Why construction teams need better data tools
Construction teams have the data. The actual problem is that all the data they have is fragmented, scattered across different estimates, drawings, change orders, RFIs, schedules, and different kinds of updates and spreadsheets. Now, by the time someone puts all the fragmented data together, the decision window of a bid has already closed.
Good construction data analysis tools can help teams connect these moving parts and fragmented data faster, and in one place for all stakeholders to use. Platforms like Procore Analytics, Autodesk Construction Cloud, Sage Construction Intelligence, Power BI, and other AI supported tools mainly used to turn all project information into data that can actually be used, and acted on.
What smarter analysis should actually show
The real value is not just prettier charts.
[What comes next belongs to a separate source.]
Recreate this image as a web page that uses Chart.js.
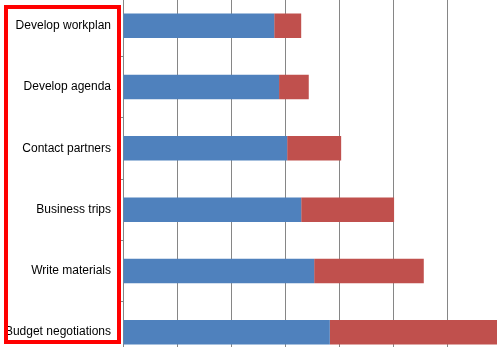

It is knowing where costs are drifting, which projects are at risk, how current jobs compare with past ones, and whether a bid or budget assumption still holds up.
Strong construction data analysis gives estimators, PMs, and leaders a clearer view of performance before small issues become expensive problems. It helps teams ask better questions, make faster calls, and build a stronger feedback loop from one project to the next.
In a tight-margin industry, the teams that understand their data first usually make better decisions first.